§ WRITTEN TASK
Copy the listing verbatim, excluding any images found in it.

§ INFORMATION PROVIDED
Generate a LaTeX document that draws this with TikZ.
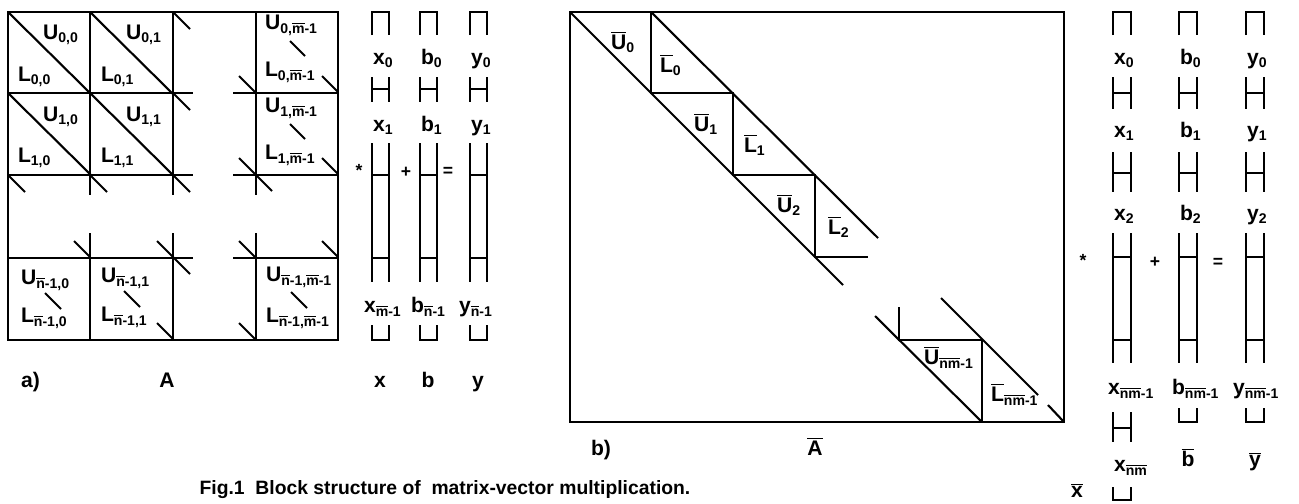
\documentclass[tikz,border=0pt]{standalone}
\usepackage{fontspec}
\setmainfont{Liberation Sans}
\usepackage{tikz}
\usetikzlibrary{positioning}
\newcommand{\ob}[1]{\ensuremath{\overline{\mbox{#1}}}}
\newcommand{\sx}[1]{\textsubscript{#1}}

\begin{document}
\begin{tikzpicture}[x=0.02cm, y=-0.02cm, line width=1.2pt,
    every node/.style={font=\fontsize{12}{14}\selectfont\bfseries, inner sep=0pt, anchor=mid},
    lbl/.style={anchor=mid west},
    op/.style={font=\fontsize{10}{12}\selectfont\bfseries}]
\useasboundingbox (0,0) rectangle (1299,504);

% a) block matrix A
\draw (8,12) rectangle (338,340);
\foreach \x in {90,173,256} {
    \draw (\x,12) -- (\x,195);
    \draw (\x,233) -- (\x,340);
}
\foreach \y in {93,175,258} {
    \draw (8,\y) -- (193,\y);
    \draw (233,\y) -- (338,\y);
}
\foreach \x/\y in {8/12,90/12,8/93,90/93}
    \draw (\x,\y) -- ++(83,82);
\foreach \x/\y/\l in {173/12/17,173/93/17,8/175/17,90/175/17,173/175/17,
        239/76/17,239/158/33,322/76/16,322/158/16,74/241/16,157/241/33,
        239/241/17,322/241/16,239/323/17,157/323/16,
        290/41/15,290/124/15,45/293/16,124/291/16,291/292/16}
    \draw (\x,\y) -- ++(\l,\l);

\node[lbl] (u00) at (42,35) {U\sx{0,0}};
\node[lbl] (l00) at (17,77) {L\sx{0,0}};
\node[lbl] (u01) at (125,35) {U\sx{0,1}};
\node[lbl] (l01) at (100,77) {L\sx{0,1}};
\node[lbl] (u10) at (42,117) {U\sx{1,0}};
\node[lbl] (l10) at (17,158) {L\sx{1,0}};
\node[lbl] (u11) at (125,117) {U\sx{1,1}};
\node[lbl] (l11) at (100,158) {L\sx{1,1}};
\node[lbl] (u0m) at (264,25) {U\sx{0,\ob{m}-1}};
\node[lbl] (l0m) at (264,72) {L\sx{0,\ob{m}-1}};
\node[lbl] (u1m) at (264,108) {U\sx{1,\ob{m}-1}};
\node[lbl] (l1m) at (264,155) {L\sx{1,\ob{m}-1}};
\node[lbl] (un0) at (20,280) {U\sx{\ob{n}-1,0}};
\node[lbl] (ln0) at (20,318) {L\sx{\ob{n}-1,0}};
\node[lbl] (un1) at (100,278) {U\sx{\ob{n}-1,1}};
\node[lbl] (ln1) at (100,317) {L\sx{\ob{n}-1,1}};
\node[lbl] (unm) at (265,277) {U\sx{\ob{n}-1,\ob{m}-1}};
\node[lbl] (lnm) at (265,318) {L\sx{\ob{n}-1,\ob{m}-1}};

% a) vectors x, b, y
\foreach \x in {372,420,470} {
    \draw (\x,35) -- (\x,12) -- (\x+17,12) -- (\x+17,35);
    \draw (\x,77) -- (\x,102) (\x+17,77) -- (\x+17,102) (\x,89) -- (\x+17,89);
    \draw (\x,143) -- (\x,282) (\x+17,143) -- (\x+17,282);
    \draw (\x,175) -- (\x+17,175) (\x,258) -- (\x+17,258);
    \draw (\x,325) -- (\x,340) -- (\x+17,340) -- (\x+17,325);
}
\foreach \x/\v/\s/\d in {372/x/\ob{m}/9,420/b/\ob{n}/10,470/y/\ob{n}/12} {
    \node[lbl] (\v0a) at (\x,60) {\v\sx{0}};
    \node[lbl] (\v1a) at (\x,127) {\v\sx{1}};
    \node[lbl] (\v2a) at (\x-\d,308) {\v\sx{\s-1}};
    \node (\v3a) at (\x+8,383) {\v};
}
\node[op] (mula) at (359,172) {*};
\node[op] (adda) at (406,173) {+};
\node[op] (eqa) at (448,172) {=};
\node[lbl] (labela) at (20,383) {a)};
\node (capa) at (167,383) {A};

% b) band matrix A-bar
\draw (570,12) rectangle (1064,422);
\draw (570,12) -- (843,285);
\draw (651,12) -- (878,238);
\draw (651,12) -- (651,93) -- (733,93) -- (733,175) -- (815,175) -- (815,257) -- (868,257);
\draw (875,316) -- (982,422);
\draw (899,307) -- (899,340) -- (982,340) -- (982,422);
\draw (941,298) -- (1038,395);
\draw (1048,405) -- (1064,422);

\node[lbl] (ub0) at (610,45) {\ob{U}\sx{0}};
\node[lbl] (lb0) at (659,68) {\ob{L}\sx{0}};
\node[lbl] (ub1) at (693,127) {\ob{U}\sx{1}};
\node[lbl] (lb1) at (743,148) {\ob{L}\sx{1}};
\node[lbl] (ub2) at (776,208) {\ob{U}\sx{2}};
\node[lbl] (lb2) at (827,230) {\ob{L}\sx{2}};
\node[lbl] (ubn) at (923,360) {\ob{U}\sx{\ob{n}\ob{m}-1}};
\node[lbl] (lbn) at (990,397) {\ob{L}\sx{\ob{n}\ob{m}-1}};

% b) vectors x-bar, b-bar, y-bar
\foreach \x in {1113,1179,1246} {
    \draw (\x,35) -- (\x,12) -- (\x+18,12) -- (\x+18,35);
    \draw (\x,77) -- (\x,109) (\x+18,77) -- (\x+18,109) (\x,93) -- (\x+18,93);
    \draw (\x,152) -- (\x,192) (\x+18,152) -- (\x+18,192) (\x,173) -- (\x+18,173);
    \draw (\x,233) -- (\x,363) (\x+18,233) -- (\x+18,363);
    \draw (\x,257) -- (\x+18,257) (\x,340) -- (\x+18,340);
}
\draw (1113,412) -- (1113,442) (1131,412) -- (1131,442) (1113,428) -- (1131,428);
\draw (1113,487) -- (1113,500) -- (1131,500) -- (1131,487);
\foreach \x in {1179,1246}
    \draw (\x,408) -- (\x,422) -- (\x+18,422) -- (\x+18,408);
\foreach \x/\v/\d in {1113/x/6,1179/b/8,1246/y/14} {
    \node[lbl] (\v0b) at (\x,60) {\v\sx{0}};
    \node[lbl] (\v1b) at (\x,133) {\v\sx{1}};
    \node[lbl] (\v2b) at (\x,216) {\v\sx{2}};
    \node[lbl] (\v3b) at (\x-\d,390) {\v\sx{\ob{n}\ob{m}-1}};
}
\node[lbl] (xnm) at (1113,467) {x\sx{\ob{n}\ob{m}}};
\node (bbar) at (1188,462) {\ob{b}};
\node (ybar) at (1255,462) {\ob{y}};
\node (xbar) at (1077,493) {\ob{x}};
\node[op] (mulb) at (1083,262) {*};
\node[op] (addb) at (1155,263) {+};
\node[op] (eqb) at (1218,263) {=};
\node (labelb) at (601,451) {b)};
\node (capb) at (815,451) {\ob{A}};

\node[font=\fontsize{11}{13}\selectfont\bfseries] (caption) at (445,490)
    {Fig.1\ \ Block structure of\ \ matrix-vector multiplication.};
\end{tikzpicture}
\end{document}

§ THE COMPLETED TASK
Generate a LaTeX document that draws this with TikZ.
\documentclass[tikz,border=0pt]{standalone}
\usepackage{fontspec}
\setmainfont{Liberation Sans}
\usepackage{tikz}
\usetikzlibrary{positioning}
\newcommand{\ob}[1]{\ensuremath{\overline{\mbox{#1}}}}
\newcommand{\sx}[1]{\textsubscript{#1}}

\begin{document}
\begin{tikzpicture}[x=0.02cm, y=-0.02cm, line width=1.2pt,
    every node/.style={font=\fontsize{12}{14}\selectfont\bfseries, inner sep=0pt, anchor=mid},
    lbl/.style={anchor=mid west},
    op/.style={font=\fontsize{10}{12}\selectfont\bfseries}]
\useasboundingbox (0,0) rectangle (1299,504);

% a) block matrix A
\draw (8,12) rectangle (338,340);
\foreach \x in {90,173,256} {
    \draw (\x,12) -- (\x,195);
    \draw (\x,233) -- (\x,340);
}
\foreach \y in {93,175,258} {
    \draw (8,\y) -- (193,\y);
    \draw (233,\y) -- (338,\y);
}
\foreach \x/\y in {8/12,90/12,8/93,90/93}
    \draw (\x,\y) -- ++(83,82);
\foreach \x/\y/\l in {173/12/17,173/93/17,8/175/17,90/175/17,173/175/17,
        239/76/17,239/158/33,322/76/16,322/158/16,74/241/16,157/241/33,
        239/241/17,322/241/16,239/323/17,157/323/16,
        290/41/15,290/124/15,45/293/16,124/291/16,291/292/16}
    \draw (\x,\y) -- ++(\l,\l);

\node[lbl] (u00) at (42,35) {U\sx{0,0}};
\node[lbl] (l00) at (17,77) {L\sx{0,0}};
\node[lbl] (u01) at (125,35) {U\sx{0,1}};
\node[lbl] (l01) at (100,77) {L\sx{0,1}};
\node[lbl] (u10) at (42,117) {U\sx{1,0}};
\node[lbl] (l10) at (17,158) {L\sx{1,0}};
\node[lbl] (u11) at (125,117) {U\sx{1,1}};
\node[lbl] (l11) at (100,158) {L\sx{1,1}};
\node[lbl] (u0m) at (264,25) {U\sx{0,\ob{m}-1}};
\node[lbl] (l0m) at (264,72) {L\sx{0,\ob{m}-1}};
\node[lbl] (u1m) at (264,108) {U\sx{1,\ob{m}-1}};
\node[lbl] (l1m) at (264,155) {L\sx{1,\ob{m}-1}};
\node[lbl] (un0) at (20,280) {U\sx{\ob{n}-1,0}};
\node[lbl] (ln0) at (20,318) {L\sx{\ob{n}-1,0}};
\node[lbl] (un1) at (100,278) {U\sx{\ob{n}-1,1}};
\node[lbl] (ln1) at (100,317) {L\sx{\ob{n}-1,1}};
\node[lbl] (unm) at (265,277) {U\sx{\ob{n}-1,\ob{m}-1}};
\node[lbl] (lnm) at (265,318) {L\sx{\ob{n}-1,\ob{m}-1}};

% a) vectors x, b, y
\foreach \x in {372,420,470} {
    \draw (\x,35) -- (\x,12) -- (\x+17,12) -- (\x+17,35);
    \draw (\x,77) -- (\x,102) (\x+17,77) -- (\x+17,102) (\x,89) -- (\x+17,89);
    \draw (\x,143) -- (\x,282) (\x+17,143) -- (\x+17,282);
    \draw (\x,175) -- (\x+17,175) (\x,258) -- (\x+17,258);
    \draw (\x,325) -- (\x,340) -- (\x+17,340) -- (\x+17,325);
}
\foreach \x/\v/\s/\d in {372/x/\ob{m}/9,420/b/\ob{n}/10,470/y/\ob{n}/12} {
    \node[lbl] (\v0a) at (\x,60) {\v\sx{0}};
    \node[lbl] (\v1a) at (\x,127) {\v\sx{1}};
    \node[lbl] (\v2a) at (\x-\d,308) {\v\sx{\s-1}};
    \node (\v3a) at (\x+8,383) {\v};
}
\node[op] (mula) at (359,172) {*};
\node[op] (adda) at (406,173) {+};
\node[op] (eqa) at (448,172) {=};
\node[lbl] (labela) at (20,383) {a)};
\node (capa) at (167,383) {A};

% b) band matrix A-bar
\draw (570,12) rectangle (1064,422);
\draw (570,12) -- (843,285);
\draw (651,12) -- (878,238);
\draw (651,12) -- (651,93) -- (733,93) -- (733,175) -- (815,175) -- (815,257) -- (868,257);
\draw (875,316) -- (982,422);
\draw (899,307) -- (899,340) -- (982,340) -- (982,422);
\draw (941,298) -- (1038,395);
\draw (1048,405) -- (1064,422);

\node[lbl] (ub0) at (610,45) {\ob{U}\sx{0}};
\node[lbl] (lb0) at (659,68) {\ob{L}\sx{0}};
\node[lbl] (ub1) at (693,127) {\ob{U}\sx{1}};
\node[lbl] (lb1) at (743,148) {\ob{L}\sx{1}};
\node[lbl] (ub2) at (776,208) {\ob{U}\sx{2}};
\node[lbl] (lb2) at (827,230) {\ob{L}\sx{2}};
\node[lbl] (ubn) at (923,360) {\ob{U}\sx{\ob{n}\ob{m}-1}};
\node[lbl] (lbn) at (990,397) {\ob{L}\sx{\ob{n}\ob{m}-1}};

% b) vectors x-bar, b-bar, y-bar
\foreach \x in {1113,1179,1246} {
    \draw (\x,35) -- (\x,12) -- (\x+18,12) -- (\x+18,35);
    \draw (\x,77) -- (\x,109) (\x+18,77) -- (\x+18,109) (\x,93) -- (\x+18,93);
    \draw (\x,152) -- (\x,192) (\x+18,152) -- (\x+18,192) (\x,173) -- (\x+18,173);
    \draw (\x,233) -- (\x,363) (\x+18,233) -- (\x+18,363);
    \draw (\x,257) -- (\x+18,257) (\x,340) -- (\x+18,340);
}
\draw (1113,412) -- (1113,442) (1131,412) -- (1131,442) (1113,428) -- (1131,428);
\draw (1113,487) -- (1113,500) -- (1131,500) -- (1131,487);
\foreach \x in {1179,1246}
    \draw (\x,408) -- (\x,422) -- (\x+18,422) -- (\x+18,408);
\foreach \x/\v/\d in {1113/x/6,1179/b/8,1246/y/14} {
    \node[lbl] (\v0b) at (\x,60) {\v\sx{0}};
    \node[lbl] (\v1b) at (\x,133) {\v\sx{1}};
    \node[lbl] (\v2b) at (\x,216) {\v\sx{2}};
    \node[lbl] (\v3b) at (\x-\d,390) {\v\sx{\ob{n}\ob{m}-1}};
}
\node[lbl] (xnm) at (1113,467) {x\sx{\ob{n}\ob{m}}};
\node (bbar) at (1188,462) {\ob{b}};
\node (ybar) at (1255,462) {\ob{y}};
\node (xbar) at (1077,493) {\ob{x}};
\node[op] (mulb) at (1083,262) {*};
\node[op] (addb) at (1155,263) {+};
\node[op] (eqb) at (1218,263) {=};
\node (labelb) at (601,451) {b)};
\node (capb) at (815,451) {\ob{A}};

\node[font=\fontsize{11}{13}\selectfont\bfseries] (caption) at (445,490)
    {Fig.1\ \ Block structure of\ \ matrix-vector multiplication.};
\end{tikzpicture}
\end{document}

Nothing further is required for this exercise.